I haven't started on the Cheating section yet, but I have ideas for it. That doesn't seem as important at the moment as making sure the rest of this is usable. My big concerns just now are Player growth and balancing Power Ups. Hero growth should generally be unnecessary, as they'll get their temporary Power Ups and then plot-based upgrades as rewards. The upgrades likely won't have much effect on the gameplay itself, but if they do then I'll get to that in a later section.

Any comments, suggestions, or questions so far? I'd like to get this to something resembling playable in a way people will enjoy, and I haven't gotten much feedback from other sources. Is it just a terrible idea to begin with, or is there potential for awesome here?

Ziegander
2011-04-20, 03:05 PM
I'm very interested on where you might go with this, and if you have any general mechanical ideas or preferences you should state them. I'd like to help out, but I don't know if I'll have much time for a while.

Nintaku
2011-04-21, 06:11 AM
Well, I want to keep the mechanics as light as I can get away with. To that end, I've ensured that resolution stays a relatively simple mechanic, rolling one success each for a stat and a skill. The real crunch is going to be the Power Up mechanics combined with whatever gets put in place for determining the difficulty of a given encounter/session/adventure setup. And that really should be something fairly structured, as I do want the feel of a Checkpoint/Stage/World/Game style for actual adventures.

I'd gone through some ideas using things like 3:16 for its use of tokens to represent threats. That might still be usable, but it's kind of a weird idea that may not go well with the feel of a platformer in which enemies can spawn any time you bring their spawn point onto the screen and they don't already exist (like those horrible boxers in Ninja Gaiden, or the eagles, or...gah). Perhaps the tokens themselves would represent a Power Up that goes along with defeating that particular set of enemies or overcoming that obstacle for the first time?

I'm not really sure what else it needs at the moment. Right now the problem is deciding what's part of the big picture and what's the smaller focus, and working from there.

Ziegander
2011-04-21, 10:52 AM
So, right now, if I'm getting this straight, all a player needs to roll is 7 to resolve an action.
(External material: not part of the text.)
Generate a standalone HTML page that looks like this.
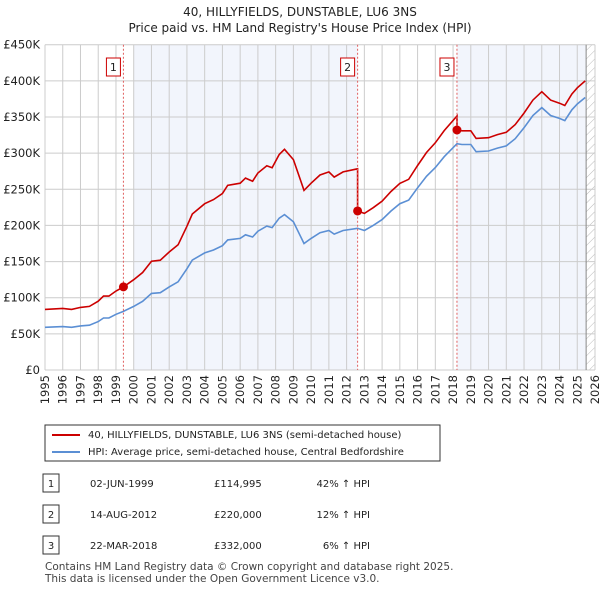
<!DOCTYPE html>
<html><head><meta charset="utf-8"><style>
body{margin:0;background:#fff;font-family:"DejaVu Sans",sans-serif;}
svg text{font-family:"DejaVu Sans",sans-serif;}
</style></head><body>
<svg id="c" width="600" height="590" xmlns="http://www.w3.org/2000/svg">
<text x="300" y="16" text-anchor="middle" font-size="12" fill="#222">40, HILLYFIELDS, DUNSTABLE, LU6 3NS</text>
<text x="300" y="32" text-anchor="middle" font-size="12" fill="#222">Price paid vs. HM Land Registry's House Price Index (HPI)</text>
<g id="plot"></g>
<g>
<rect x="45" y="425" width="395" height="36" fill="#fff" stroke="#333"/>
<line x1="52" y1="435" x2="80" y2="435" stroke="#cc0000" stroke-width="2"/>
<text x="88" y="438" font-size="10" fill="#222">40, HILLYFIELDS, DUNSTABLE, LU6 3NS (semi-detached house)</text>
<line x1="52" y1="452" x2="80" y2="452" stroke="#5b8fd4" stroke-width="2"/>
<text x="88" y="455" font-size="10" fill="#222">HPI: Average price, semi-detached house, Central Bedfordshire</text>
</g>
<g id="table" font-size="10" fill="#222"></g>
<text x="45" y="570" font-size="10.5" fill="#444">Contains HM Land Registry data © Crown copyright and database right 2025.</text>
<text x="45" y="582" font-size="10.5" fill="#444">This data is licensed under the Open Government Licence v3.0.</text>
</svg>
<script>
const hpiYears=[1995,1996,1996.5,1997,1997.5,1998,1998.3,1998.6,1999,1999.42,2000,2000.5,2001,2001.5,2002,2002.5,2003,2003.3,2004,2004.5,2005,2005.3,2006,2006.3,2006.7,2007,2007.5,2007.8,2008.2,2008.5,2009,2009.4,2009.6,2010,2010.5,2011,2011.3,2011.8,2012.62,2013,2013.5,2014,2014.5,2015,2015.5,2016,2016.5,2017,2017.5,2018.22,2018.5,2019,2019.3,2020,2020.5,2021,2021.5,2022,2022.5,2023,2023.5,2024,2024.3,2024.7,2025,2025.45];
const hpiValues=[59,60,59,61,62,67,72,72,77,81,88,95,106,107,115,122,140,152,162,166,172,180,182,187,184,192,199,197,210,215,205,185,175,182,190,193,188,193,196,193,200,208,220,230,235,252,268,280,295,313,312,312,302,303,307,310,320,335,352,363,352,348,345,360,368,377];
const saleYears=[1999.42,2012.62,2018.22];
const salePrices=[114995,220000,332000];
const saleLabels=["1","2","3"];
const saleDates=["02-JUN-1999","14-AUG-2012","22-MAR-2018"];
const salePriceText=["£114,995","£220,000","£332,000"];
const saleHpiText=["42% ↑ HPI","12% ↑ HPI","6% ↑ HPI"];
const yTicks=[0,50,100,150,200,250,300,350,400,450];
const yTickLabels=["£0","£50K","£100K","£150K","£200K","£250K","£300K","£350K","£400K","£450K"];
const xTicks=[1995,1996,1997,1998,1999,2000,2001,2002,2003,2004,2005,2006,2007,2008,2009,2010,2011,2012,2013,2014,2015,2016,2017,2018,2019,2020,2021,2022,2023,2024,2025,2026];

const L=45,R=595,T=44.7,B=370,X0=1995,X1=2026,YMAX=450;
const xs=v=>L+(v-X0)/(X1-X0)*(R-L);
const ys=v=>B-v/YMAX*(B-T);
const NS="http://www.w3.org/2000/svg";
const plot=document.getElementById('plot');
function mk(tag,attrs,parent){const e=document.createElementNS(NS,tag);for(const k in attrs)e.setAttribute(k,attrs[k]);(parent||plot).appendChild(e);return e;}
function hpiAt(t){for(let i=0;i<hpiYears.length-1;i++){if(t>=hpiYears[i]&&t<=hpiYears[i+1]){const f=(t-hpiYears[i])/(hpiYears[i+1]-hpiYears[i]);return hpiValues[i]+f*(hpiValues[i+1]-hpiValues[i]);}}return hpiValues[hpiValues.length-1];}

let e=mk('rect',{x:L,y:T,width:R-L,height:B-T,fill:'#fff'});

e=mk('rect',{x:xs(2000),y:T,width:xs(saleYears[1])-xs(2000),height:B-T,fill:'#f2f5fc'});

e=mk('rect',{x:xs(saleYears[2]),y:T,width:xs(2025.5)-xs(saleYears[2]),height:B-T,fill:'#f2f5fc'});

const defs=mk('defs',{});
const pat=mk('pattern',{id:'hatch',width:6,height:6,patternUnits:'userSpaceOnUse',patternTransform:'rotate(45)'},defs);
mk('line',{x1:0,y1:0,x2:0,y2:6,stroke:'#bbb','stroke-width':1},pat);
e=mk('rect',{x:xs(2025.5),y:T,width:R-xs(2025.5),height:B-T,fill:'url(#hatch)'});

xTicks.forEach((t,i)=>{
 let g=mk('line',{x1:xs(t),y1:T,x2:xs(t),y2:B,stroke:'#ccc','stroke-width':1});
 
 let tx=mk('text',{x:0,y:0,'font-size':11.5,fill:'#222','text-anchor':'end',transform:`translate(${xs(t)+4},${B+5}) rotate(-90)`});
 tx.textContent=t;
 
});
yTicks.forEach((v,i)=>{
 let g=mk('line',{x1:L,y1:ys(v),x2:R,y2:ys(v),stroke:'#ccc','stroke-width':1});
 
 let tx=mk('text',{x:L-5,y:ys(v)+4,'font-size':11.5,fill:'#222','text-anchor':'end'});
 tx.textContent=yTickLabels[i];
 
});
e=mk('line',{x1:xs(2025.5),y1:T,x2:xs(2025.5),y2:B,stroke:'#888','stroke-width':1});

let d=hpiYears.map((t,i)=>(i?'L':'M')+xs(t).toFixed(1)+','+ys(hpiValues[i]).toFixed(1)).join('');
e=mk('path',{d:d,fill:'none',stroke:'#5b8fd4','stroke-width':1.6});

let pd='';
hpiYears.forEach((t,i)=>{
 let k=0;for(let j=0;j<saleYears.length;j++)if(t>=saleYears[j])k=j;
 const r=salePrices[k]/1000/hpiAt(saleYears[k]);
 pd+=(i?'L':'M')+xs(t).toFixed(1)+','+ys(hpiValues[i]*r).toFixed(1);
 if(i<hpiYears.length-1){for(let j=1;j<saleYears.length;j++){if(saleYears[j]>t&&saleYears[j]<=hpiYears[i+1]){const rp=salePrices[j-1]/1000/hpiAt(saleYears[j-1]);pd+='L'+xs(saleYears[j]).toFixed(1)+','+ys(hpiAt(saleYears[j])*rp).toFixed(1);}}}
});
e=mk('path',{d:pd,fill:'none',stroke:'#cc0000','stroke-width':1.6});

saleYears.forEach((t,i)=>{
 let l=mk('line',{x1:xs(t),y1:T,x2:xs(t),y2:B,stroke:'#e06060','stroke-width':1,'stroke-dasharray':'2,2'});
 
 let c=mk('circle',{cx:xs(t),cy:ys(salePrices[i]/1000),r:4.5,fill:'#cc0000'});
 
 let b=mk('rect',{x:xs(t)-17,y:58,width:14,height:18,fill:'#fff',stroke:'#cc0000'});
 
 let tx=mk('text',{x:xs(t)-10,y:71,'font-size':11,fill:'#222','text-anchor':'middle'});
 tx.textContent=saleLabels[i];
 
});
const tbl=document.getElementById('table');
const rowsY=[483,514,545];
saleLabels.forEach((s,i)=>{
 const y=rowsY[i];
 let b=mk('rect',{x:43,y:y-9,width:16,height:18,fill:'#fff',stroke:'#333'},tbl);
 
 let t=mk('text',{x:51,y:y+4,'text-anchor':'middle'},tbl);t.textContent=s;
 
 t=mk('text',{x:90,y:y+4},tbl);t.textContent=saleDates[i];
 
 t=mk('text',{x:214,y:y+4},tbl);t.textContent=salePriceText[i];
 
 t=mk('text',{x:370,y:y+4,'text-anchor':'end'},tbl);t.textContent=saleHpiText[i];
 
});
</script>
</body></html>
When resolving Player Skills he gets a +1 from his Puzzling, yes? And when resolving Hero Commands he gets a +1 from his Platforming? Now this is where things may break down. Assuming a +4 in Primary skills or commands, we have a total +5 modifier at "1st level" (if such a concept even exists; it seems to). That's an 83.33% success rate before any player/hero growth and before any power ups at all.

I tend to like the model of 75% success rate with a character's strong suit, 50% success rate with only an average skill set, and 25% success rate with a poor skill set. This way power ups can offer a +25% success rate boost (in D&D +5 to a roll gives you that nice +25%). But with d6s that's going to be harder to achieve.

I'd say your top priority is making sure your resolution mechanic does exactly what you want it to. From there you'll need to determine this stuff:
whatever gets put in place for determining the difficulty of a given encounter/session/adventure setup.

Nintaku
2011-04-21, 02:26 PM
Ah, not quite. You're rolling two separate d6.

1d6 is your Stat die, and adds your Puzzling or Platforming. If the Stat die gets 7 or higher, you get 2 successes.

1d6 is your Skill die, and adds your Skill or Command rating. If the Skill die gets 7 or higher, you get 1 success.

If both get 7 or higher, you get a Double Success, worth 3.

It my be easier if I take out the + signs and simply return it to a roll-under system like There Is No Spoon started with. I just don't like roll-under, but the math ends up the same and the concept is probably easier to explain when you aren't adding anything.